Mamata Banerjee – time for her to stop being herself
I have nothing to add to the general consensus that Didi has acted like a large grotesque animal in a shop named after a country from where a dramatis personae from the past has given Mamata Banerjee many a sleepless nights besides of course getting her goat most recently on live TV.
I have long maintained among friends that she is the Uma Bharti of West Bengal. Meaning, both – and they are inherently well-meaning leaders – can lead an agitation to its logical culmination but cannot govern in the wildest dreams. In politics you require the chutzpah to ensure that the government – or people in authority – of the day bend before your agitation. But in governance you are required to listen, think, put one against another and act if you want to be your agitational self – or not act if you want to pick a leaf from the tome of Manmohanomics. It is only rarely that an Indira Gandhi comes along who has the capacity to call a Spade a Spade and also ensure that all the creases are ironed out.

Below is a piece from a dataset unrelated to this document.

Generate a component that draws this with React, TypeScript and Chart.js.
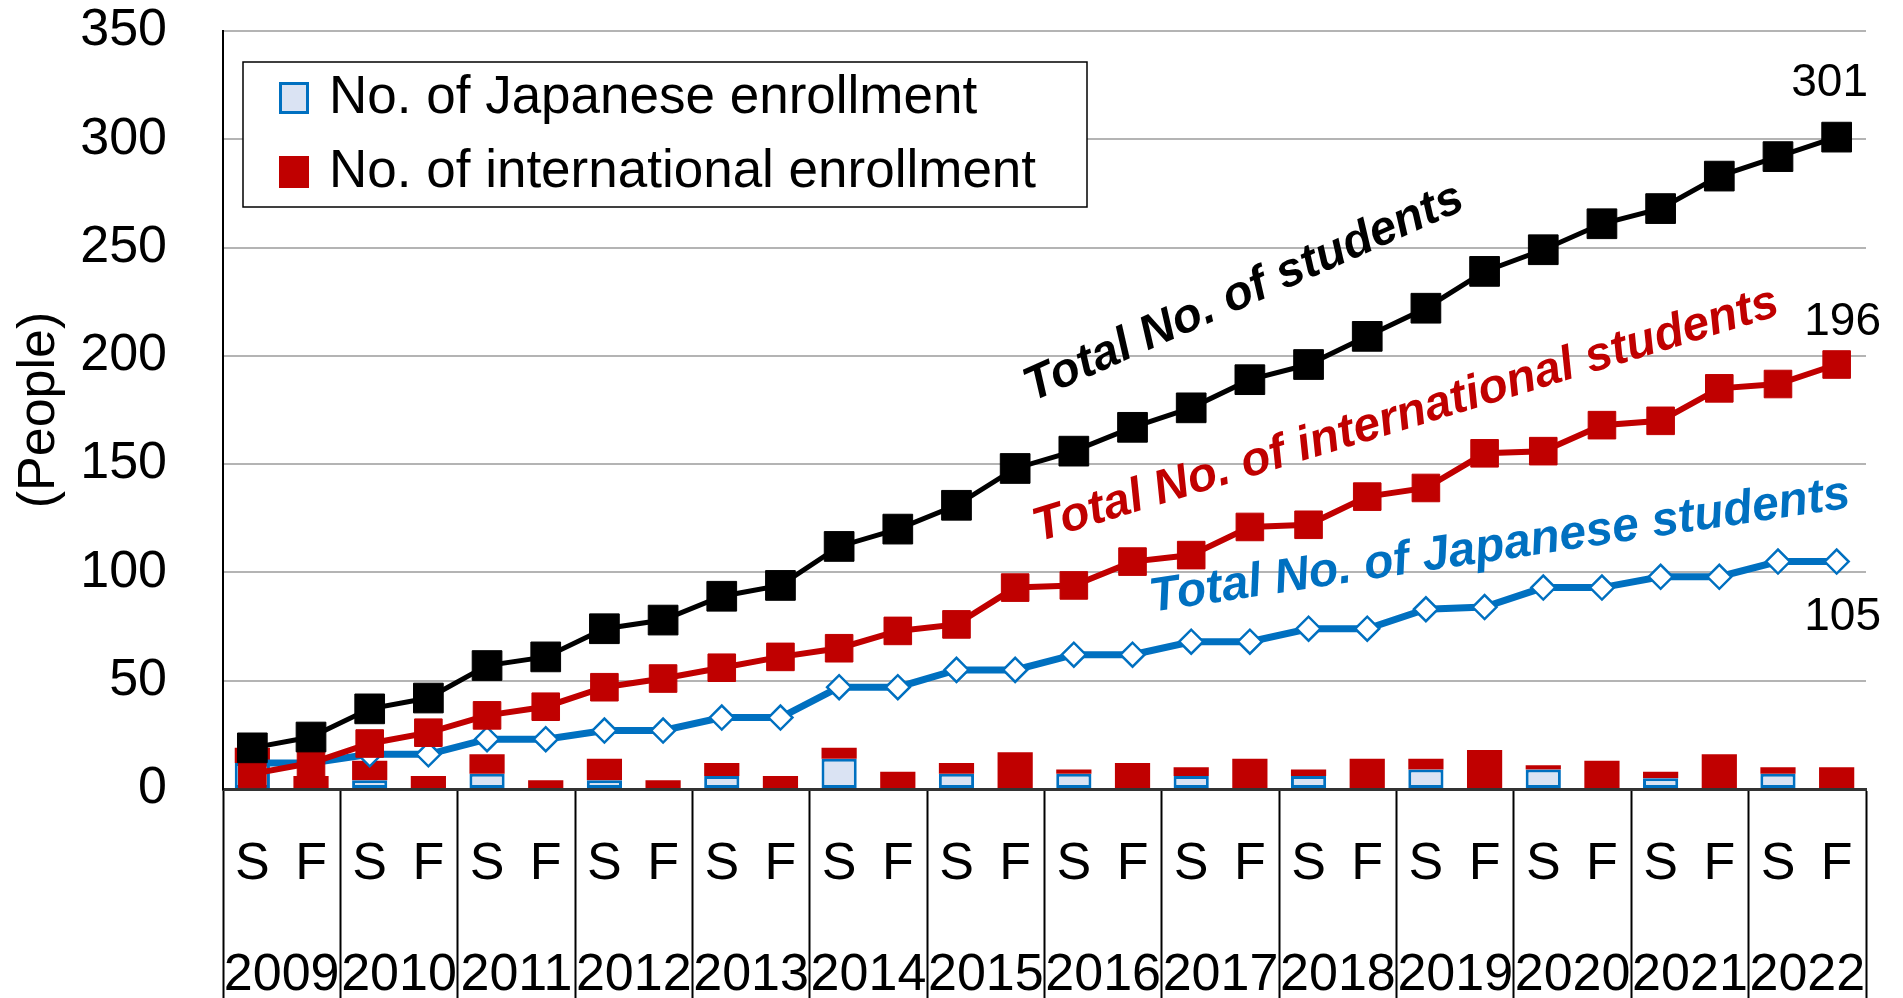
import React, { useEffect, useRef } from 'react';
import { Chart, registerables } from 'chart.js';

Chart.register(...registerables);

const FONT = "'Liberation Sans', Arial, sans-serif";

// ---- data ----
const semesters = ['S', 'F', 'S', 'F', 'S', 'F', 'S', 'F', 'S', 'F', 'S', 'F', 'S', 'F', 'S', 'F', 'S', 'F', 'S', 'F', 'S', 'F', 'S', 'F', 'S', 'F', 'S', 'F'];
const years = ['2009', '2010', '2011', '2012', '2013', '2014', '2015', '2016', '2017', '2018', '2019', '2020', '2021', '2022'];
const yTicks = [0, 50, 100, 150, 200, 250, 300, 350];

const japaneseEnrollment = [12, 0, 4, 0, 7, 0, 4, 0, 6, 0, 14, 0, 7, 0, 7, 0, 6, 0, 6, 0, 9, 0, 9, 0, 5, 0, 7, 0];
const internationalEnrollment = [7, 6, 9, 6, 9, 4, 10, 4, 6, 6, 5, 8, 5, 17, 2, 12, 4, 14, 3, 14, 5, 18, 2, 13, 3, 16, 3, 10];
const totalJapanese = [12, 12, 16, 16, 23, 23, 27, 27, 33, 33, 47, 47, 55, 55, 62, 62, 68, 68, 74, 74, 83, 84, 93, 93, 98, 98, 105, 105];
const totalInternational = [7, 12, 21, 26, 34, 38, 47, 51, 56, 61, 65, 73, 76, 93, 94, 105, 108, 121, 122, 135, 139, 155, 156, 168, 170, 185, 187, 196];
const totalStudents = [19, 24, 37, 42, 57, 61, 74, 78, 89, 94, 112, 120, 131, 148, 156, 167, 176, 189, 196, 209, 222, 239, 249, 261, 268, 283, 292, 301];

const BLACK = '#000000';
const RED = '#c00000';
const BLUE = '#0070c0';
const LIGHT_BLUE = '#dae3f3';

// rotated series captions, anchored in data coordinates (category index, value)
const captions = [
  { text: 'Total No. of students', color: BLACK, idx: 16.9, value: 229, angle: -24 },
  { text: 'Total No. of international students', color: RED, idx: 19.66, value: 172.5, angle: -17 },
  { text: 'Total No. of Japanese students', color: BLUE, idx: 21.26, value: 112, angle: -8.5 },
];

// end-of-line value labels: dataset index and offset from last point
const endLabels = [
  { dataset: 0, dx: -7, dy: -54 },
  { dataset: 1, dx: 6, dy: -42 },
  { dataset: 2, dx: 6, dy: 56 },
];

const captionPlugin = {
  id: 'captions',
  afterDatasetsDraw(chart: any) {
    const { ctx, scales } = chart;
    ctx.save();
    ctx.font = `italic bold 48px ${FONT}`;
    ctx.textAlign = 'center';
    ctx.textBaseline = 'middle';
    for (const c of captions) {
      const x = scales.x.getPixelForValue(c.idx);
      const y = scales.y.getPixelForValue(c.value);
      ctx.save();
      ctx.translate(x, y);
      ctx.rotate((c.angle * Math.PI) / 180);
      ctx.fillStyle = c.color;
      ctx.fillText(c.text, 0, 0);
      ctx.restore();
    }
    ctx.font = `46px ${FONT}`;
    ctx.fillStyle = '#000';
    for (const l of endLabels) {
      const meta = chart.getDatasetMeta(l.dataset);
      const ds = chart.data.datasets[l.dataset];
      const last = meta.data[meta.data.length - 1];
      const v = ds.data[ds.data.length - 1];
      ctx.fillText(String(v), last.x + l.dx, last.y + l.dy);
    }
    ctx.restore();
  },
};

const boxLegendPlugin = {
  id: 'boxLegend',
  afterDraw(chart: any) {
    const { ctx, chartArea } = chart;
    const left = chartArea.left + 20;
    const top = chartArea.top + 31;
    const w = 844;
    const h = 145;
    ctx.save();
    ctx.fillStyle = '#fff';
    ctx.fillRect(left, top, w, h);
    ctx.strokeStyle = '#000';
    ctx.lineWidth = 1.5;
    ctx.strokeRect(left, top, w, h);
    const items = [3, 4].map((i) => chart.data.datasets[i]);
    ctx.font = `53px ${FONT}`;
    ctx.textAlign = 'left';
    ctx.textBaseline = 'middle';
    items.forEach((ds: any, i: number) => {
      const cy = top + 36 + i * 74;
      const mx = left + 36;
      ctx.fillStyle = ds.backgroundColor;
      ctx.fillRect(mx, cy - 16, 30, 32);
      if (ds.borderWidth) {
        ctx.strokeStyle = ds.borderColor;
        ctx.lineWidth = 3;
        ctx.strokeRect(mx + 1.5, cy - 14.5, 27, 29);
      }
      ctx.fillStyle = '#000';
      ctx.fillText(ds.label, left + 86, cy);
    });
    ctx.restore();
  },
};

export default function App() {
  const ref = useRef<HTMLCanvasElement>(null);

  useEffect(() => {
    const canvas = ref.current;
    if (!canvas) return;
    Chart.defaults.font.family = FONT;
    Chart.defaults.color = '#000';

    const barCommon = { barPercentage: 0.6, categoryPercentage: 1, stack: 'bars', order: 3 };

    const chart = new Chart(canvas, {
      type: 'bar',
      data: {
        labels: semesters,
        datasets: [
          {
            type: 'line',
            label: 'Total No. of students',
            data: totalStudents,
            borderColor: BLACK,
            backgroundColor: BLACK,
            borderWidth: 5,
            pointStyle: 'rect',
            pointRadius: 21,
            pointBorderWidth: 1,
            pointBackgroundColor: BLACK,
            pointBorderColor: BLACK,
            tension: 0,
            stack: 'total',
            order: 0,
          },
          {
            type: 'line',
            label: 'Total No. of international students',
            data: totalInternational,
            borderColor: RED,
            backgroundColor: RED,
            borderWidth: 6,
            pointStyle: 'rect',
            pointRadius: 19.5,
            pointBorderWidth: 1,
            pointBackgroundColor: RED,
            pointBorderColor: RED,
            tension: 0,
            stack: 'intl',
            order: 1,
          },
          {
            type: 'line',
            label: 'Total No. of Japanese students',
            data: totalJapanese,
            borderColor: BLUE,
            backgroundColor: '#fff',
            borderWidth: 7,
            pointStyle: 'rectRot',
            pointRadius: 12,
            pointBorderWidth: 2.5,
            pointBackgroundColor: '#fff',
            pointBorderColor: BLUE,
            tension: 0,
            stack: 'jp',
            order: 2,
          },
          {
            type: 'bar',
            label: 'No. of Japanese enrollment',
            data: japaneseEnrollment,
            backgroundColor: LIGHT_BLUE,
            borderColor: BLUE,
            borderWidth: 3,
            borderSkipped: false,
            ...barCommon,
          },
          {
            type: 'bar',
            label: 'No. of international enrollment',
            data: internationalEnrollment,
            backgroundColor: RED,
            borderColor: RED,
            borderWidth: 0,
            ...barCommon,
          },
        ] as any,
      },
      options: {
        animation: false,
        responsive: true,
        maintainAspectRatio: false,
        layout: { autoPadding: false, padding: { top: 31, right: 37, left: 0, bottom: 0 } },
        plugins: {
          legend: { display: false },
          tooltip: { enabled: false },
        },
        scales: {
          x: {
            type: 'category',
            stacked: true,
            offset: true,
            weight: 0,
            grid: {
              display: true,
              offset: true,
              drawOnChartArea: false,
              drawTicks: true,
              tickLength: 215,
              tickWidth: 2,
              tickColor: (ctx: any) =>
                ctx.index === undefined || ctx.index % 2 === 0 ? '#000' : 'rgba(0,0,0,0)',
            },
            border: { display: true, color: '#333', width: 3 },
            ticks: {
              font: { size: 52 },
              padding: -171,
              autoSkip: false,
              maxRotation: 0,
              minRotation: 0,
            },
            afterFit: (scale: any) => {
              scale.height = 106;
              scale.paddingLeft = 0;
              scale.paddingRight = 0;
            },
          },
          x2: {
            type: 'category',
            labels: years,
            position: 'bottom',
            offset: true,
            weight: 1,
            grid: { display: false, drawTicks: false },
            border: { display: false },
            ticks: {
              font: { size: 52 },
              padding: 49,
              autoSkip: false,
              maxRotation: 0,
              minRotation: 0,
            },
            afterFit: (scale: any) => {
              scale.height = 145;
              scale.paddingLeft = 0;
              scale.paddingRight = 0;
            },
          },
          y: {
            stacked: true,
            min: 0,
            max: 350,
            afterBuildTicks: (scale: any) => {
              scale.ticks = yTicks.map((v) => ({ value: v }));
            },
            grid: {
              color: (ctx: any) => (ctx.tick && ctx.tick.value === 0 ? 'rgba(0,0,0,0)' : '#b4b4b4'),
              lineWidth: 2,
              drawTicks: false,
            },
            border: { display: true, color: '#000', width: 2 },
            ticks: {
              font: { size: 52 },
              padding: 56,
            },
            title: {
              display: true,
              text: '(People)',
              font: { size: 52 },
              padding: { top: 8, bottom: 0 },
            },
            afterFit: (scale: any) => {
              scale.width = 223;
              scale.paddingTop = 0;
              scale.paddingBottom = 0;
            },
          },
        } as any,
      },
      plugins: [captionPlugin, boxLegendPlugin],
    });

    return () => chart.destroy();
  }, []);

  return (
    <div
      style={{
        position: 'fixed',
        left: 0,
        top: 0,
        width: 1903,
        height: 998,
        overflow: 'hidden',
        background: '#fff',
      }}
    >
      <div style={{ position: 'relative', width: 1903, height: 1040 }}>
        <canvas ref={ref} />
      </div>
    </div>
  );
}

The bottom line is that as a leader of agitations you require to be spontaneous and have the ability to cock a snook at your adversary. In governance you need to be routine (diligent if you prefer this word), ensure that the horse comes before the cart (meaning systems are followed) and above all grant the others, the right to disagree with you and agitate if they wish to exercise their democratic right.

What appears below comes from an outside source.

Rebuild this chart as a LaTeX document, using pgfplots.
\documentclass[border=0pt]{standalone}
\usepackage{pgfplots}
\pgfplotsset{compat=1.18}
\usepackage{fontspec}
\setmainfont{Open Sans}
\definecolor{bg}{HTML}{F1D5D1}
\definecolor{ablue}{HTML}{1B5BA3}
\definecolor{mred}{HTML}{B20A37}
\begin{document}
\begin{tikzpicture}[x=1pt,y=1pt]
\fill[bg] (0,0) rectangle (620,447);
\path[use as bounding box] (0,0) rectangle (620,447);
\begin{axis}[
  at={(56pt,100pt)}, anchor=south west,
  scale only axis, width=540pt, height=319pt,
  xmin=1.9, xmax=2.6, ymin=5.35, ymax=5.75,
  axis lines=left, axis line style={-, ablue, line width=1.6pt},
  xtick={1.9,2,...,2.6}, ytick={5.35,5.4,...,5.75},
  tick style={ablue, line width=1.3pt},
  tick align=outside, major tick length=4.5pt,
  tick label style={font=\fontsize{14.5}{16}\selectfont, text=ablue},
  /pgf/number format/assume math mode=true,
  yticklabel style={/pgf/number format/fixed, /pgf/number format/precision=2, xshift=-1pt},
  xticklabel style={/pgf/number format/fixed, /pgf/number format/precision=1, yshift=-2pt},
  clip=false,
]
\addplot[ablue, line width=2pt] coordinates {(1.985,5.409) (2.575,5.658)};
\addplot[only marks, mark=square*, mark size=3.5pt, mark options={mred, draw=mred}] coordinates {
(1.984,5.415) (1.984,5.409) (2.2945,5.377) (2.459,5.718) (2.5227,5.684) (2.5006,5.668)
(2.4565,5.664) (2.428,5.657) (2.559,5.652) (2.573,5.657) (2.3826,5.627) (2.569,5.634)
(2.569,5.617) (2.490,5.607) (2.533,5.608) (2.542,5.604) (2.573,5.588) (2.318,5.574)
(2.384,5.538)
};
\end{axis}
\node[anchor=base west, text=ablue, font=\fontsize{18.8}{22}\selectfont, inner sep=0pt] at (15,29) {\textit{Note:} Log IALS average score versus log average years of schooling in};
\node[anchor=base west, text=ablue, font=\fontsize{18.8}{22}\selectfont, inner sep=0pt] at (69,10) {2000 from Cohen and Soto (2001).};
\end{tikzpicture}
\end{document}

CM Banerjee is doing none of the above. There is unanimity about her churlish behaviour also. The reason is why?
I am reminded of an honest confession by one of the stalwarts of Indian politics – Lal Krishna Advani. After the rubble of the Babri Masjid had settled down he had confessed that December 6, 1992 was the saddest day in his life. Why? Because the hate symbol that had propelled him and his party from obscurity to political dominance had been demolished.
Mamata Banerjee has a similar problem. Last year on May 13, when the tidal wave in West Bengal swept her into Writer’s Building, she discovered that the figurine she had used as a hate symbol in her pursuit of power had fallen by the wayside. With that symbol gone, she was without an ally as the entire campaign had been built on a negative plank – off with their heads. There was never an alternate plan. Not a manifesto (however much one dislike this word, it still serves a purpose) of what she wanted to do if she came to power.

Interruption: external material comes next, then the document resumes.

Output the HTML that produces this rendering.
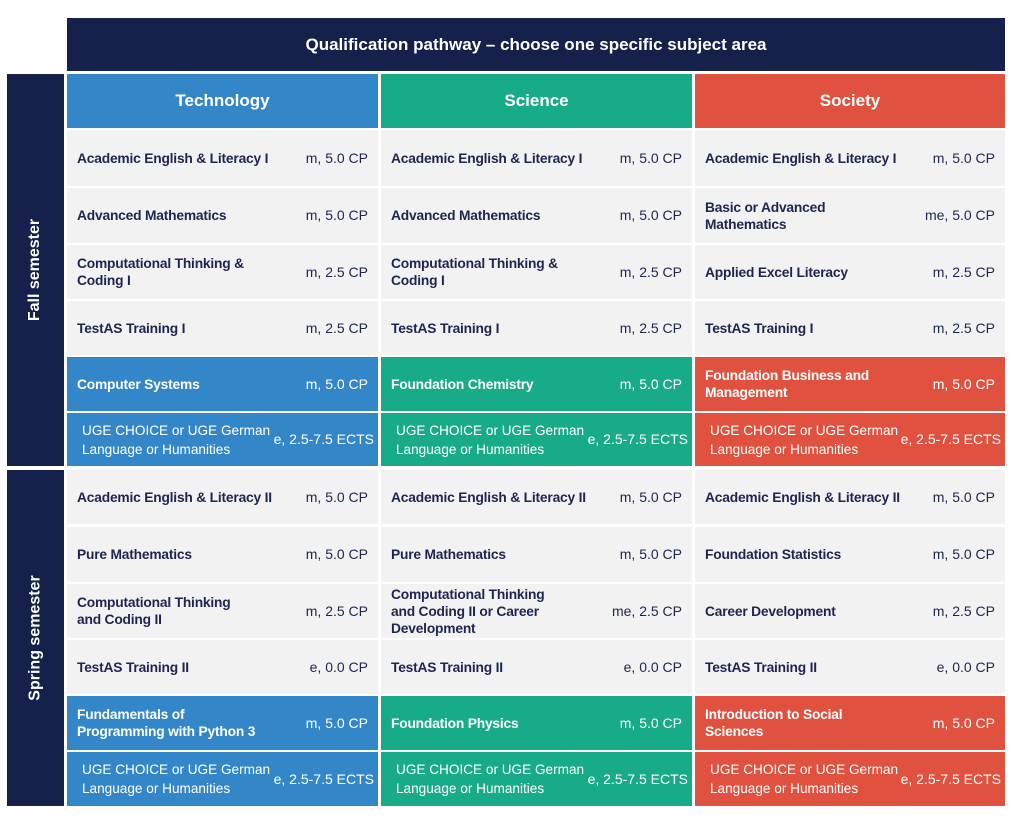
<!DOCTYPE html>
<html><head><meta charset="utf-8"><style>
body{margin:0;width:1013px;height:818px;background:#fff;position:relative;font-family:"Liberation Sans",sans-serif;overflow:hidden}
.a{position:absolute;box-sizing:border-box}
.nav{background:#16214b;color:#fff}
.c{display:flex;align-items:center;justify-content:space-between;padding:0 10px;font-size:13.8px;color:#1d2550;font-weight:bold;letter-spacing:-0.2px;line-height:17px}
.c span{white-space:nowrap}
.c span:last-child{font-weight:normal;font-size:14px;letter-spacing:0}
.g{background:#f2f2f2}
.B{background:#3387c9;color:#fff}.G{background:#18ab87;color:#fff}.R{background:#e0523f;color:#fff}
.h{display:flex;align-items:center;justify-content:center;font-size:17px;color:#fff;font-weight:bold}
.side{display:flex;align-items:center;justify-content:center}
.side div{transform:rotate(-90deg);white-space:nowrap;color:#fff;font-weight:bold;font-size:16px}
</style></head><body>
<div class="a nav h" style="left:67px;top:18px;width:938px;height:53px;font-size:17px">Qualification pathway – choose one specific subject area</div>
<div class="a nav side" style="left:7px;top:74px;width:57px;height:392px"><div>Fall semester</div></div>
<div class="a nav side" style="left:7px;top:470px;width:57px;height:336px"><div>Spring semester</div></div>
<div class="a h B" style="left:67px;top:74px;width:311px;height:54px">Technology</div>
<div class="a h G" style="left:381px;top:74px;width:311px;height:54px">Science</div>
<div class="a h R" style="left:695px;top:74px;width:310px;height:54px">Society</div>
<div id="cells"></div>
<script>
var tops=[[130,186],[188,243],[245,299],[301,355],[357,411],[413,466],[470,524],[527,582],[584,638],[640,694],[696,750],[752,806]];
var cols=[67,381,695];var w=[311,311,310];
var data=[
[["Academic English &amp; Literacy I","m, 5.0 CP"],["Academic English &amp; Literacy I","m, 5.0 CP"],["Academic English &amp; Literacy I","m, 5.0 CP"]],
[["Advanced Mathematics","m, 5.0 CP"],["Advanced Mathematics","m, 5.0 CP"],["Basic or Advanced<br>Mathematics","me, 5.0 CP"]],
[["Computational Thinking &amp;<br>Coding I","m, 2.5 CP"],["Computational Thinking &amp;<br>Coding I","m, 2.5 CP"],["Applied Excel Literacy","m, 2.5 CP"]],
[["TestAS Training I","m, 2.5 CP"],["TestAS Training I","m, 2.5 CP"],["TestAS Training I","m, 2.5 CP"]],
[["Computer Systems","m, 5.0 CP"],["Foundation Chemistry","m, 5.0 CP"],["Foundation Business and<br>Management","m, 5.0 CP"]],
[["UGE CHOICE  or UGE German<br>Language or Humanities","e, 2.5-7.5 ECTS"],["UGE CHOICE  or UGE German<br>Language or Humanities","e, 2.5-7.5 ECTS"],["UGE CHOICE  or UGE German<br>Language or Humanities","e, 2.5-7.5 ECTS"]],
[["Academic English &amp; Literacy II","m, 5.0 CP"],["Academic English &amp; Literacy II","m, 5.0 CP"],["Academic English &amp; Literacy II","m, 5.0 CP"]],
[["Pure Mathematics","m, 5.0 CP"],["Pure Mathematics","m, 5.0 CP"],["Foundation Statistics","m, 5.0 CP"]],
[["Computational Thinking<br>and Coding II","m, 2.5 CP"],["Computational Thinking<br>and Coding II or Career<br>Development","me, 2.5 CP"],["Career Development","m, 2.5 CP"]],
[["TestAS Training II","e, 0.0 CP"],["TestAS Training II","e, 0.0 CP"],["TestAS Training II","e, 0.0 CP"]],
[["Fundamentals of<br>Programming with Python 3","m, 5.0 CP"],["Foundation Physics","m, 5.0 CP"],["Introduction to Social<br>Sciences","m, 5.0 CP"]],
[["UGE CHOICE or UGE German<br>Language or Humanities","e, 2.5-7.5 ECTS"],["UGE CHOICE or UGE German<br>Language or Humanities","e, 2.5-7.5 ECTS"],["UGE CHOICE or UGE German<br>Language or Humanities","e, 2.5-7.5 ECTS"]]];
var cls=["B","G","R"],h="";
for(var r=0;r<12;r++)for(var c=0;c<3;c++){
var col=(r==4||r==5||r==10||r==11)?cls[c]:"g";
var uge=(r==5||r==11);
h+='<div class="a c '+col+'" style="left:'+cols[c]+'px;top:'+tops[r][0]+'px;width:'+w[c]+'px;height:'+(tops[r][1]-tops[r][0])+'px;'+(uge?'font-weight:normal;font-size:13.6px;letter-spacing:0;line-height:19px;padding-left:15px;padding-right:4px;':'')+(col!="g"?'color:#fff;':'')+'"><span>'+data[r][c][0]+'</span><span>'+data[r][c][1]+'</span></div>';}
document.getElementById("cells").innerHTML=h;
</script>
</body></html>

Negative planks have never survived. Remember the Janata Party experiment of 1977? Whose manifesto would shape policy of the government? The government fell even before the question could be resolved.
Mamama Banerjee’s plight has lessons for every political leader. While chipping away at an edifice, it is also important to keep building your own platform. Like a writer does, one word followed by another with some mortar in between.
But more importantly, punctuations have to be precise. You cannot have a question mark when an exclamation mark is the order or the moment. A smile and smirk – both start with the alphabet ‘S’. The rest is different.